CINE > RODRIGO GARCíA SE SUMERGE EN EL MUNDO DE MADRES E HIJAS
Mientras en la televisión es el director de perlas como Six Feet Under e In Treatment,en el cine el hijo de Gabriel García Márquez parece claramente volcado al universo femenino. Si Con sólo mirarte era un crisol de historias disparadas en todas direcciones, Amor de madres explora las mil y una formas de ese vínculo madre e hija que parece sobrevivir a todos y cada uno de los cambios sociales de los últimos cien años.
› Por Mercedes Halfon
Si después de su opera prima, Con sólo mirarte, Rodrigo García fue considerado como un realizador más bien interesado en el mundo femenino, con Amor de madres ya se calzó la remera de director de cine de mujeres. Nada que ver con Almodóvar pero este García, hijo del benemérito escritor colombiano Gabriel García Márquez, director estrella de series televisivas como Six Feet Under e In Treatment, en su tercer largometraje clava el ancla definitivamente en ese territorio.
Con sólo mirarte (2000) se trataba de una película coral donde señoras de distintas edades vivían situaciones más bien extraordinarias. Había una ciega que tenía una cita a ídem, una pareja de lesbianas que atravesaban la enfermedad terminal de una de ellas, una madre soltera que se enamoraba de un enano, una pragmática gerente de banco que tenía conversaciones con una homeless. Eran protagonistas femeninas, pero sus historias no ilustraban tópicos de género, sino que se disparaban para cualquier lado. En Amor de madres, en cambio, es en ese filón donde cavó y cavó García, decidido a explorar algo así como la quintaesencia femenina: la maternidad. Nuevamente historia con muchas historias, que le permitió jugar con una cantidad considerable de matices. Está la que quiere tener hijos y no puede, la que queda embarazada y no lo desea, la hija frustrada por los mandatos de la madre, la que no conoció a su madre, la que decide tener el hijo aun sin haberlo decidido, y en eso se le va la vida que tuvo hasta el momento.

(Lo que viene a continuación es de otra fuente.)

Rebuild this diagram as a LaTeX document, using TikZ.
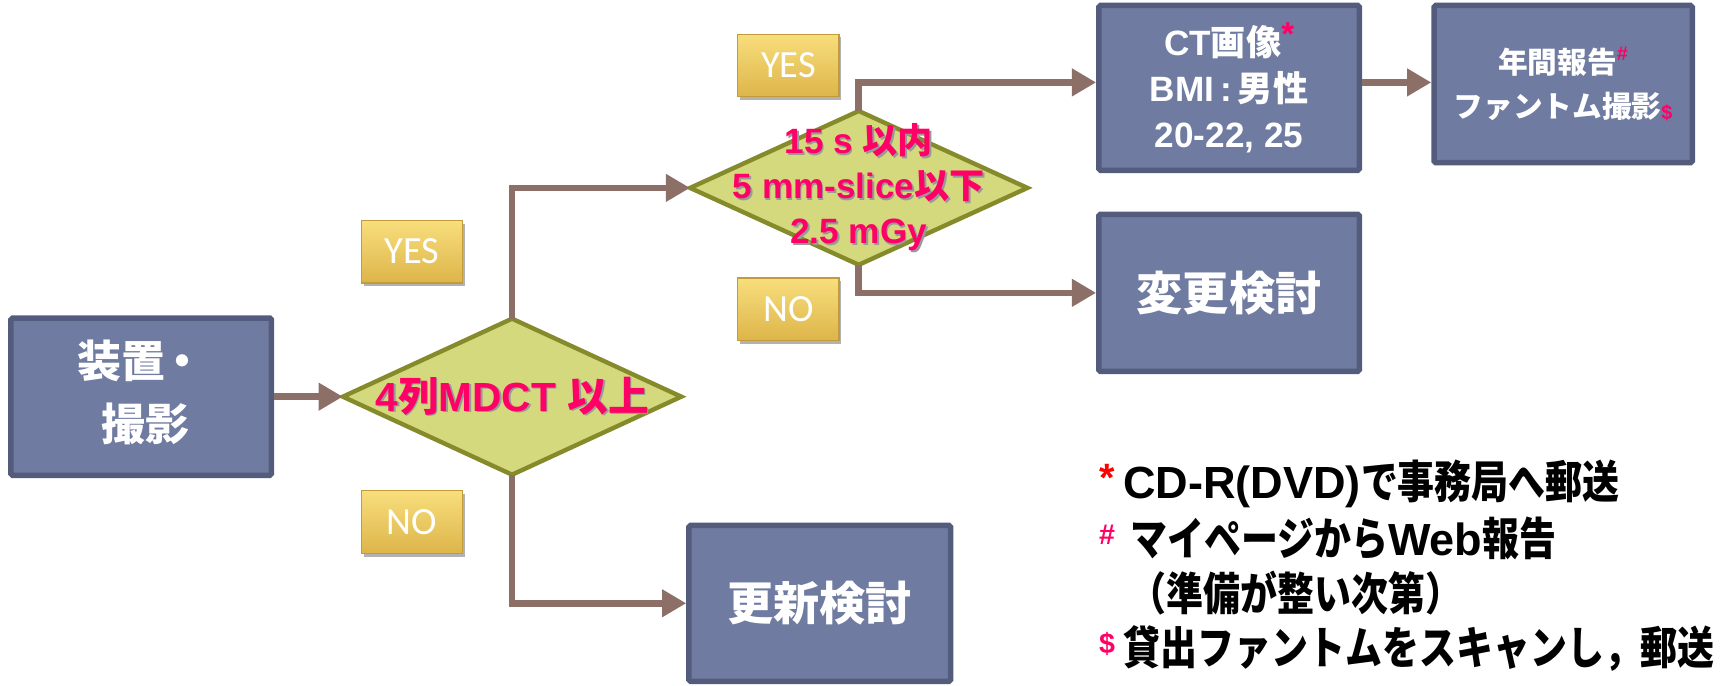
\documentclass[tikz,border=0pt]{standalone}
\usepackage{fontspec}
\usepackage{graphicx}
\setmainfont{Liberation Sans}
\newfontfamily\jp{Noto Sans CJK JP}
\newfontfamily\jpl{Noto Sans CJK JP}[FakeStretch=0.82]
\newfontfamily\carl{Carlito}
\usetikzlibrary{arrows.meta,shapes.geometric,shadows}
\definecolor{boxfill}{HTML}{6F7BA0}
\definecolor{boxline}{HTML}{535C7D}
\definecolor{diafill}{HTML}{D3D97C}
\definecolor{dialine}{HTML}{858A2B}
\definecolor{arr}{HTML}{8C7068}
\definecolor{mag}{HTML}{FF0066}
\definecolor{goldtop}{HTML}{F8DE7C}
\definecolor{goldbot}{HTML}{DDB54A}
\definecolor{goldline}{HTML}{C29C3A}
\newcommand\shd[1]{\leavevmode\rlap{\kern1.5pt\raisebox{-1.5pt}{\color{black!40}#1}}#1}
\tikzset{
  pbox/.style={draw=boxline, fill=boxfill, line width=5pt, text=white,
    align=center, inner sep=0pt, rounded corners=1.5pt},
  dshape/.style={diamond, draw=dialine, fill=diafill, line width=4pt, inner sep=0pt, outer sep=0pt},
  dtext/.style={text=mag, align=center, inner sep=0pt},
  lab/.style={minimum width=92pt, minimum height=57pt, inner sep=0pt, top color=goldtop,
    bottom color=goldbot, draw=goldline, line width=1pt, text=white,
    font=\carl\fontsize{35}{35}\selectfont,
    drop shadow={shadow xshift=2pt, shadow yshift=-3pt, opacity=0.3, fill=black}},
  conn/.style={draw=arr, line width=6pt, -{Triangle[length=22pt,width=24pt]}},
  leg/.style={font=\bfseries\fontsize{41}{41}\selectfont, anchor=west, inner sep=0pt}
}
\begin{document}
\begin{tikzpicture}[x=1pt,y=-1pt]
\useasboundingbox (0,0) rectangle (1568,623.4);
% process boxes
\node[pbox, minimum width=237pt, minimum height=143pt, font=\bfseries\fontsize{40}{57}\selectfont] (b1) at (128.5,361)
  {\begin{tabular}{@{}l@{}}{\jp\bfseries 装置}\kern-0.1em{\jp\bfseries ・}\\\hspace{0.55em}{\jp\bfseries 撮影}\end{tabular}};
\node[pbox, minimum width=237pt, minimum height=150pt, font=\bfseries\fontsize{32}{42}\selectfont] (ct) at (1118.5,80)
  {CT{\jp\bfseries 画像}\raisebox{0.3em}{\color{mag}\fontsize{30}{30}\selectfont*}\\
   BMI\,:\,{\jp\bfseries 男性}\\20-22, 25};
\node[pbox, minimum width=235pt, minimum height=143pt, font=\bfseries\fontsize{27}{40}\selectfont] (nen) at (1422.5,76.5)
  {{\jp\bfseries 年間報告}\raisebox{0.45em}{\color{mag}\fontsize{18}{18}\selectfont\#}\\
   {\jp\bfseries ファントム撮影}\raisebox{-0.05em}{\color{mag}\fontsize{18}{18}\selectfont\$}};
\node[pbox, minimum width=237pt, minimum height=143pt, font=\bfseries\fontsize{42}{42}\selectfont] (hen) at (1118.5,266.5)
  {{\jp\bfseries 変更検討}};
\node[pbox, minimum width=238pt, minimum height=142pt, font=\bfseries\fontsize{42}{42}\selectfont] (kou) at (746,549)
  {{\jp\bfseries 更新検討}};
% decisions
\node[dshape, minimum width=308pt, minimum height=142pt,
  label={[dtext, font=\bfseries\fontsize{37}{37}\selectfont]center:\shd{4{\jp\bfseries 列}MDCT {\jp\bfseries 以上}}}] (d1) at (466,361) {};
\node[dshape, minimum width=307pt, minimum height=140pt,
  label={[dtext, font=\bfseries\fontsize{32}{41}\selectfont]center:\shd{15 s {\jp\bfseries 以内}}\\\shd{5 mm-slice{\jp\bfseries 以下}}\\\shd{2.5 mGy}}] (d2) at (781.5,171) {};
% connectors
\draw[conn] (b1.east) -- (d1.west);
\draw[conn] (d1.north) |- (d2.west);
\draw[conn] (d1.south) |- (kou.west);
\draw[conn] (d2.north) |- ([yshift=5pt]ct.west);
\draw[conn] (d2.south) |- (hen.west);
\draw[conn] ([yshift=5pt]ct.east) -- ([yshift=5pt]ct.east -| nen.west);
% yes/no labels
\node[lab] (y1) at (375,229) {YES};
\node[lab] (n1) at (375,475) {NO};
\node[lab] (y2) at (717.5,59.5) {YES};
\node[lab] (n2) at (717.5,281.5) {NO};
% legend
\node[leg] (l1) at (1000,440) {\raisebox{0.15em}{\color{red}\fontsize{36}{36}\selectfont*}\hspace{8pt}CD-R(DVD){\jpl\bfseries で事務局へ郵送}};
\node[leg] (l2) at (1000,490) {\raisebox{0.25em}{\color{mag}\fontsize{26}{26}\selectfont\#}\hspace{14pt}{\jpl\bfseries マイページから}Web{\jpl\bfseries 報告}};
\node[leg] (l3) at (1028,540) {{\jpl\bfseries （準備が整い次第）}};
\node[leg] (l4) at (1000,590) {\raisebox{0.25em}{\color{mag}\fontsize{26}{26}\selectfont\$}\hspace{8pt}{\jpl\bfseries 貸出ファントムをスキャンし，郵送}};
\end{tikzpicture}
\end{document}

Una, dos y después tres son las madres protagonistas del filme –además del coro de “madres secundarias”– que en ninguno de los tres casos representan eso de que madre hay una sola, sino, justamente, la problematización de ese refrán. Una mujer de cincuenta años (Annette Bening) no puede olvidar a la niña que dio en adopción a los catorce empujada por su propia madre, y su vida es un círculo agobiante entre un trabajo que mitiga sus culpas y una vida personal amarga e inexistente. Una mujer de treintaipico (Naomi Watts) fue abandonada de bebé, pero a pesar de eso su presente es la viva imagen de la autodeterminación, es una abogada exitosa, bella y prepotente para conseguir cariño. Una tercera mujer (Kerry Washington) decide adoptar a un niño y, casi como la versión melodramática de La joven vida de Juno, se somete sumisamente a los arbitrarios deseos de la adolescente que va a entregarlo. Como es de esperar, los tres lazos van a entrecruzarse.
Y aunque no se trate de una meditación sobre la familia disfuncional, o la familia diversa, este vapuleado vínculo que debe ir por su vigesimoséptima resignificación queda sobre el tapete del film. Porque la pregunta de fondo es: si no hay nada más pasado de moda que “la familia unida”, ¿por qué seguimos juntos? Si la autosuficiencia de la mujer y el hombre son una realidad que prorroga la adolescencia, o por lo menos posterga la necesidad de procrear hasta casi los cuarenta años, ¿en qué lugar se ubica la maternidad? “Ser madre debería ser algo mucho más simple”, dice una de las ¡casi diez! progenitoras (e hijas) que aparecen en la trama; sin embargo la película, en todo su metraje, está dispuesta a refutar el axioma.
Lo interesante de la película de Rodrigo García es que en vez de ser una fácil reivindicación de la adopción basada en el amor, en contra de los conservadores mandatos “biologistas”, no se posiciona en ninguna de las dos fuerzas. Si bien se repite continuamente la frase que dice que lo importante no es la sangre sino “el tiempo que pasamos juntos”, se pone el foco en las dificultades y arbitrariedades que se cometen queriendo darle “una mejor vida a un niño”. Como si dijera, la familia y la madre como núcleo vital nada tiene que ver con la acartonada de los años ‘50, pero tampoco la aparente libertad que propone el siglo XXI es necesariamente la solución. Siempre hay un pesado trabajo de construcción por detrás de cada vínculo, sea de sangre o no. No hay otro modo de crear los lazos que mantienen unidas a las personas.